Profile switching and the various other functions necessary on this 65% keyboard are all pre-programmed and tied to the Fn key layer, which is critical on smaller form factor keyboard. Epomaker/Skyloong has also added some multimedia and volume controls in addition to other program shortcuts. These are denoted by extra legends on the keycaps, which reduces the learning curve significantly, but layers are your friend here, and key mapping is just as useful in making your time with the keyboard a pleasure rather than a pain. You might ask why you should go through all of this and have fewer keys than a TKL or full-size keyboard. The general answer for all smaller form-factor keyboards tends to be ergonomics, with shorter finger travel leading to lower fatigue over longer typing sessions. You can also have the mouse closer to the keyboard and in line with your shoulder. Many companies these days make a 60–65% keyboard for other reasons, the biggest of which is aesthetics. The smaller form factor allows for different materials and designs without the increased cost when scaled up to a full-size keyboard. This also goes for custom keycaps, such as the three keycap sets available with the NT68; keycap sets can at times also end up more expensive than the keyboard itself.

One thing I did have an issue with was that Epomaker has clearly targeted macOS users here, particular those with MacBooks. The regular version also comes with OS-specific keycaps that replicate the MacBook keyboard to a tee, so much so that Windows users may find the bottom-row layout weird. The NT68 is also sized to be used on top of a MacBook Pro 13, as with the magnets themselves that are positioned to work best with those. Many Windows laptops simply don't have this option, and the more expensive metal-shell laptops tend to have very good keyboards to begin with. I did try to position the NT68 on my new laptop which has a magnesium alloy chassis, and the larger chassis and material choice clearly aren't as helpful here. Using the included stand worked until it did not. The NT68 with or without the stand might well be a more handy keyboard for MacBook users, but don't look at me to say how well it fairs there.

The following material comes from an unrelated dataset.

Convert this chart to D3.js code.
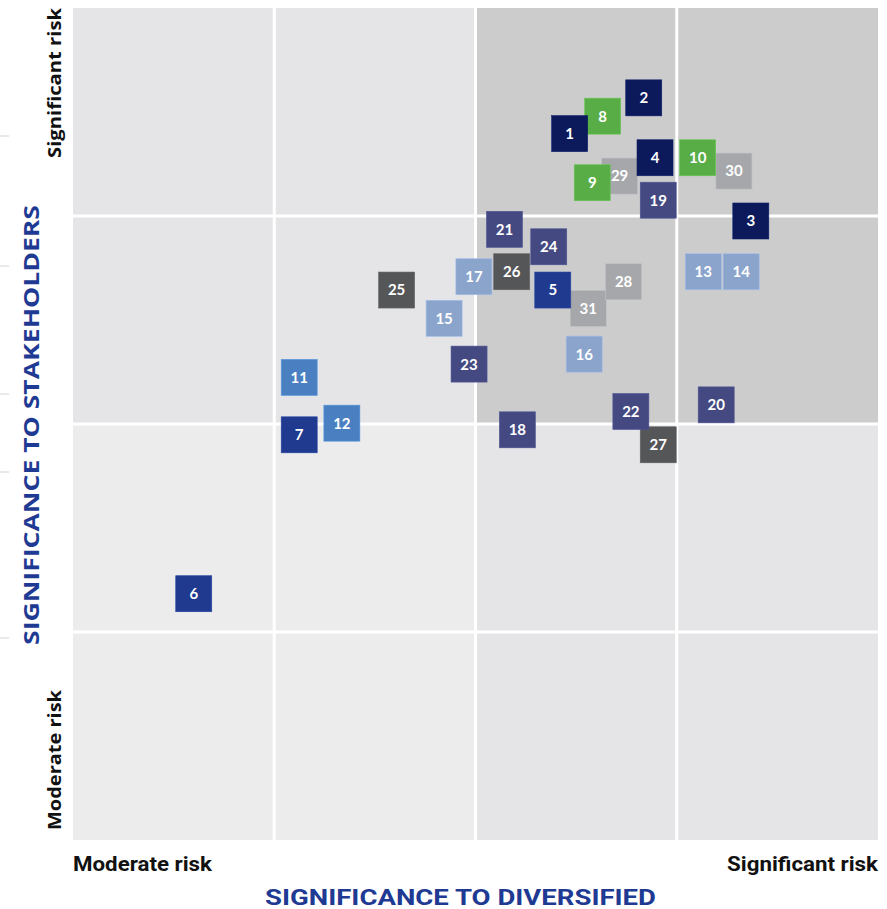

What I can say is that besides the key layout, the NT68 Low Profile has a secret strength when it comes to trying out non-QWERTY typing layouts. This no doubt is courtesy the software that allows key mapping, but also the flatter keycap profile for fingers to move between rows far more easily. This combined with the smaller form factor allows for an experimental keyboard build you can also try out with different switches as needed. Having Bluetooth connectivity helps expand the user case beyond wired connections where those short cables really force you to use it one particular way only. However, I do wish the battery were larger since 1900 mAh will only go so far if you have backlighting on. When turned off—there is already a default sleep mode for the keyboard when in wireless mode—you can get a couple of weeks of average typing in. The NT68 can also connect to up to three devices simultaneously, and Bluetooth 5.1 has matured enough and is available on a lot more PCs today. Charging takes a few hours; it really comes down to whether you want to have backlighting turned on or not. There are also onboard controls to change the backlighting brightness and go through several presets stored on the device itself.


As always, the sound of a keyboard is based on more than just the switch type. So when comparing sound clips, consider the keyboard as a whole. In this case, I have provided above an example sound clip of me typing on the Epomaker NT68 Low Profile as it comes out of the box with the Gateron Low Profile Brown RGB switches. For context, you can find sound clips from other keyboards here, including those with tactile switches. The lower-profile case and switches result in lower up and down motion, which also dampens the keystrokes more than you would think. The ABS plastic on the keycaps also changes things somewhat since there isn't much pinging off the aluminium frame. The Gateron Low Profile Brown switches are rated for an actuation force of 55 +/-15 gf at ~1.5 mm, with total travel of just 2.5 mm. This also means actuation itself isn't that far off from the average full-size keyboard; in fact, it occurs after the same travel distance on some speed switches. You will inevitably bottom out owing to the minimal distance left post actuation, and this is why I would have liked a foam sheet in this otherwise empty case. I also wonder what PBT keycaps on this would be like, but it would be very resource intensive to dedicate a mold to the same shape and dimensions as the stock keycaps.